Data to process:
>> BEGIN
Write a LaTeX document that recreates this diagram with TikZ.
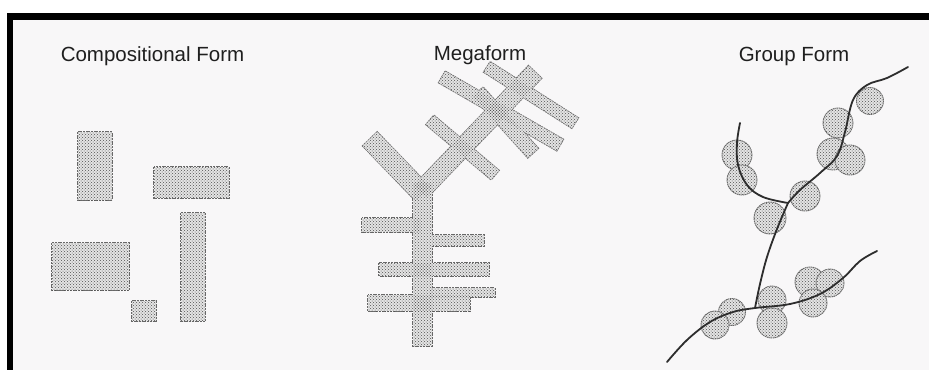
>> END
>> BEGIN
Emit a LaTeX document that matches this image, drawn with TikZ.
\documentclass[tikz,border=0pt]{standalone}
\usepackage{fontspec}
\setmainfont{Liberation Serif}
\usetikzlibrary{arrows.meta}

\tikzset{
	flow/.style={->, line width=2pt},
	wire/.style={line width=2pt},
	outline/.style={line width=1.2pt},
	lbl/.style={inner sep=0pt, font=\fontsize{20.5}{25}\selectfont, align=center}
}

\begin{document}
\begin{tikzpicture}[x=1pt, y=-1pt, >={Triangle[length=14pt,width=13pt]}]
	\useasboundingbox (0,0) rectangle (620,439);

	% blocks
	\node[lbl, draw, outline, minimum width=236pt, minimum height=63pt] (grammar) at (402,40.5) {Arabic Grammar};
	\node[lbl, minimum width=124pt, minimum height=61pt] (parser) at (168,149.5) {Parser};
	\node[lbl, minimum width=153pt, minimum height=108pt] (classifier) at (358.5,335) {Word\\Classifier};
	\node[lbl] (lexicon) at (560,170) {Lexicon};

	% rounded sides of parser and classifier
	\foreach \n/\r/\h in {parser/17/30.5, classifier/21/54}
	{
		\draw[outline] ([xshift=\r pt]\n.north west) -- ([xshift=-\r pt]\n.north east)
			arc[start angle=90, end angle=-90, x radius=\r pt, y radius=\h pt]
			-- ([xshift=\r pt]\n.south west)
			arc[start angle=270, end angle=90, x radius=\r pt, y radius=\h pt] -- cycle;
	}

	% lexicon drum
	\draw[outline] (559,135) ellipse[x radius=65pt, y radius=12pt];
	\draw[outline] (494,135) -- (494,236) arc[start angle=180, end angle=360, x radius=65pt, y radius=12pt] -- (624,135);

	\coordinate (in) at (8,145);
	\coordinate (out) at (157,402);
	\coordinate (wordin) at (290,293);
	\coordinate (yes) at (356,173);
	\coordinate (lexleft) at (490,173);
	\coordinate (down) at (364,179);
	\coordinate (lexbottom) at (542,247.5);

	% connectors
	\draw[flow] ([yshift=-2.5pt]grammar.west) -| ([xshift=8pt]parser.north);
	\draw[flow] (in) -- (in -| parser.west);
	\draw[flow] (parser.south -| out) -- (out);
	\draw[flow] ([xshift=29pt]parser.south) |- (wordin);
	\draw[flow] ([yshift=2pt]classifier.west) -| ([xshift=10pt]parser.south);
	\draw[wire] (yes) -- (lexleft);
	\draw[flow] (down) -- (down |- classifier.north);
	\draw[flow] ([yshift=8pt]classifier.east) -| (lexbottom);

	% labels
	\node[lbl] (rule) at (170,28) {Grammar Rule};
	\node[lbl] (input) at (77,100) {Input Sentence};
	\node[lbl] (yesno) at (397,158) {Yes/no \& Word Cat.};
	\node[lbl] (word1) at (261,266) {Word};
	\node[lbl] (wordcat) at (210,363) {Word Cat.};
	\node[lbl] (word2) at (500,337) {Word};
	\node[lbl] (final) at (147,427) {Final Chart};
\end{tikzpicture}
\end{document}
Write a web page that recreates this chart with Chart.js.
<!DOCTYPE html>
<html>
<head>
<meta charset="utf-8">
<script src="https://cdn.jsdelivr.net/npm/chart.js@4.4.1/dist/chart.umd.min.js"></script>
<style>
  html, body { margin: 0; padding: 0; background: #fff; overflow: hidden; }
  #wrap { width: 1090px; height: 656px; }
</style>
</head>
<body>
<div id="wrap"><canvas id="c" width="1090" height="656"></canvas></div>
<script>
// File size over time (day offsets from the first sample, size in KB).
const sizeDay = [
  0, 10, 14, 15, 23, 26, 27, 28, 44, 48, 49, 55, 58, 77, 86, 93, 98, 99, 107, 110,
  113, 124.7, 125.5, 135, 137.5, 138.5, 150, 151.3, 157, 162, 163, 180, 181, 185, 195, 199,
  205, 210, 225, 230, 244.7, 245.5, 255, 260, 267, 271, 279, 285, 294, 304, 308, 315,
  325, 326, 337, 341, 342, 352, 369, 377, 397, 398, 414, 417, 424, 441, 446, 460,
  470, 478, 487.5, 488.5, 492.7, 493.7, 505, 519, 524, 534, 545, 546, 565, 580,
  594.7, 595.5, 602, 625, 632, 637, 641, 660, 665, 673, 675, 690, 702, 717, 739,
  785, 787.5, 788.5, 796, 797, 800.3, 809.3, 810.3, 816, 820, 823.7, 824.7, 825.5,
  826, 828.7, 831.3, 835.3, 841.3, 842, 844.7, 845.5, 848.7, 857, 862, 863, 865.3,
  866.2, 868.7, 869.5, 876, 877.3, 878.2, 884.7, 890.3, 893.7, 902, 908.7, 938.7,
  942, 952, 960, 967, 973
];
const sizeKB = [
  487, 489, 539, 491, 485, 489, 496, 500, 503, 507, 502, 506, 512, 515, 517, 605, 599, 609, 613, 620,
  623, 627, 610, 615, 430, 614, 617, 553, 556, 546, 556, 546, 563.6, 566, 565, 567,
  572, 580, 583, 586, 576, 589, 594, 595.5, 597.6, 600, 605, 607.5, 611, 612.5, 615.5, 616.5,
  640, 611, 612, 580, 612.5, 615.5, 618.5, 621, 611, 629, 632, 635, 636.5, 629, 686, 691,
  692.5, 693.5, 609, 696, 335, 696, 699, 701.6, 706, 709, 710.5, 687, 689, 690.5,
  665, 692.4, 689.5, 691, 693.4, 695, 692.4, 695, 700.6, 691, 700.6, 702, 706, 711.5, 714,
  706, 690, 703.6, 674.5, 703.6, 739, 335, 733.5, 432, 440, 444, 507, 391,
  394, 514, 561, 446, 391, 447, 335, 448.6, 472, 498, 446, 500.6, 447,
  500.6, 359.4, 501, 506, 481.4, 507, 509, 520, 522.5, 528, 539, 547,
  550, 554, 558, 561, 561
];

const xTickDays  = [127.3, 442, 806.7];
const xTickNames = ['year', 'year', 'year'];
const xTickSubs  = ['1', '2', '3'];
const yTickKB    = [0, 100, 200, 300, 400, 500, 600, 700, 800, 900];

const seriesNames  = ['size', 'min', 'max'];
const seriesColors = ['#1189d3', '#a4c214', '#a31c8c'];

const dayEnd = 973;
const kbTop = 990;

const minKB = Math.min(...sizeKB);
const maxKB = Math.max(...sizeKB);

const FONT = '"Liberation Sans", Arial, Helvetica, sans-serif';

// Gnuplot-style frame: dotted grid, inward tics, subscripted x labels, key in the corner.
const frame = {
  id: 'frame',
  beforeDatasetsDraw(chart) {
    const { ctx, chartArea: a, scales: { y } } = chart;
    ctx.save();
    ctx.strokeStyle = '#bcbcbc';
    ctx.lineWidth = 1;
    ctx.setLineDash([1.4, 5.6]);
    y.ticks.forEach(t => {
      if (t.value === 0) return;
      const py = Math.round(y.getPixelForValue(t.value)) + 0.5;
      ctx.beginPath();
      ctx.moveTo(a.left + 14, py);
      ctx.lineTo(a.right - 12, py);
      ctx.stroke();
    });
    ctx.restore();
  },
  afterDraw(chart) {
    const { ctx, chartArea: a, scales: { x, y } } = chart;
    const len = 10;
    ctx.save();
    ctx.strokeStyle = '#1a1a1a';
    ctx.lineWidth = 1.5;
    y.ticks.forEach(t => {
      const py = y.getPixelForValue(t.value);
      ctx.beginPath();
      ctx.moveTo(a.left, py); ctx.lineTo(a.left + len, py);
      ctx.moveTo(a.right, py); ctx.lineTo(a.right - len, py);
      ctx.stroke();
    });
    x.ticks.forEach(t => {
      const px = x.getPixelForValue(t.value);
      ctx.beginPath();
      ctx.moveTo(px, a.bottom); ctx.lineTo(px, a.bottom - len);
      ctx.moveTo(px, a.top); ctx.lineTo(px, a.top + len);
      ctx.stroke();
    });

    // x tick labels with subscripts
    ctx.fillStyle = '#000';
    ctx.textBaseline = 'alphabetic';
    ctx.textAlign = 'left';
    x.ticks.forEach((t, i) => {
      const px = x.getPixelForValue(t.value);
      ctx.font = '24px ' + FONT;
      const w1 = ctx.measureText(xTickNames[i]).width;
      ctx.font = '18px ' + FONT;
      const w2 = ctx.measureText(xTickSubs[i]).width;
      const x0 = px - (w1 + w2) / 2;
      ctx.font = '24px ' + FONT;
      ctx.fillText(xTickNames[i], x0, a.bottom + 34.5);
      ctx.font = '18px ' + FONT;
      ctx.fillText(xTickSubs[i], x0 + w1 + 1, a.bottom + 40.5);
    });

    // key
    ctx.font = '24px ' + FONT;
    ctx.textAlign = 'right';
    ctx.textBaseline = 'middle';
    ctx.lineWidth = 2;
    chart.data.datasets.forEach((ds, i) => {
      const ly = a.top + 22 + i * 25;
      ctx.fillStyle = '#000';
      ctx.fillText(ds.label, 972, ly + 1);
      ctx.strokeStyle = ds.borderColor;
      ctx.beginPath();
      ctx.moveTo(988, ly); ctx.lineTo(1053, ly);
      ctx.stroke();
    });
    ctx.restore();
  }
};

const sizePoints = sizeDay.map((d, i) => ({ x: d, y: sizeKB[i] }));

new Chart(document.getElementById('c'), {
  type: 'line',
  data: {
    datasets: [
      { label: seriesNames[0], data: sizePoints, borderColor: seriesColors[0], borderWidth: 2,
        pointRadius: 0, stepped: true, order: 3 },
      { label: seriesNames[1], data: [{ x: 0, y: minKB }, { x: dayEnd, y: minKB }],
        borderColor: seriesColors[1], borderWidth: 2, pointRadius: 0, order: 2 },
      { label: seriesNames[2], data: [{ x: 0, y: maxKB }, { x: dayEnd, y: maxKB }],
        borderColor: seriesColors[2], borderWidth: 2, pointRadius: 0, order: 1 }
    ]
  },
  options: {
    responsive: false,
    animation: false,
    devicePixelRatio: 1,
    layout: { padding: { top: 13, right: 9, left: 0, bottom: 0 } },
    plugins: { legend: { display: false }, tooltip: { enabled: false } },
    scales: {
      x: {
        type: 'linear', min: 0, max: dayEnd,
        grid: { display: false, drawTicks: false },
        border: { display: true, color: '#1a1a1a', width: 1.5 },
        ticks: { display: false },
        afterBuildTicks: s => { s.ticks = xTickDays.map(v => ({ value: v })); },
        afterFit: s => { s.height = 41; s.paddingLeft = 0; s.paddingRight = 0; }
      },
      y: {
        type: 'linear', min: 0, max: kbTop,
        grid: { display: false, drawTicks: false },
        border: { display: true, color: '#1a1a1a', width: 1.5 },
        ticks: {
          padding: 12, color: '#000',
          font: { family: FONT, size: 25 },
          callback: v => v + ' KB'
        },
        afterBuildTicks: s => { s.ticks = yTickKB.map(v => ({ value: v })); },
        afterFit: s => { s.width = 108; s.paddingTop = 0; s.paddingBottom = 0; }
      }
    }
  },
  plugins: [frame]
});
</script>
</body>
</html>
>> END
Repeat, character for character, the lines of the material above from the line with "Emit a LaTeX" through the line with "(0,0) rectangle (620,439);".

Emit a LaTeX document that matches this image, drawn with TikZ.
\documentclass[tikz,border=0pt]{standalone}
\usepackage{fontspec}
\setmainfont{Liberation Serif}
\usetikzlibrary{arrows.meta}

\tikzset{
	flow/.style={->, line width=2pt},
	wire/.style={line width=2pt},
	outline/.style={line width=1.2pt},
	lbl/.style={inner sep=0pt, font=\fontsize{20.5}{25}\selectfont, align=center}
}

\begin{document}
\begin{tikzpicture}[x=1pt, y=-1pt, >={Triangle[length=14pt,width=13pt]}]
	\useasboundingbox (0,0) rectangle (620,439);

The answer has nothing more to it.